Every one of Jaguar's 300 planned XE SV Project 8s is powered by a supercharged, 5.0-liter V8 making 592 horsepower, which the car twirls through a ZF eight-speed automatic transmission and an all-wheel-drive system. A specially-developed limited-slip differential on the rear axle keeps the XE SV Project 8's heinie under control during acceleration from slow corners, and its colossal rear wing does the same in faster turns. Between its all-wheel drive and Michelin Pilot Sport Cup 2 tires, zero-to-60 vanishes in 3.3 seconds, and with your foot flat for long enough, it can crack 200 before its electronic limiter steps in.
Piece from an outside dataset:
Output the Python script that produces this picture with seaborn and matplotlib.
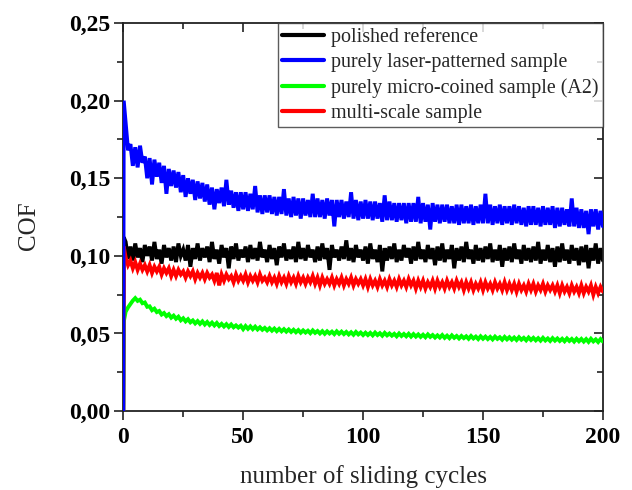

Its suspension comes with adjustable ride height and camber, and in Track mode, downforce increases and damping is altered to better handle spirited driving. Provided you have the 149,995 pounds ($200,000) Jaguar wants for a Project 8, you can pick whether to have back seats or not; foregoing them gives you a roll hoop, carbon fiber bucket front seats, and four-point racing harnesses. For that kind of money, you'd honestly expect safer five- or six-point harnesses, which prevent submarining in the event of a serious crash.

But that's the price you pay for a sedan capable of embarrassing some modern supercars. Props to Jag for even building something this mad.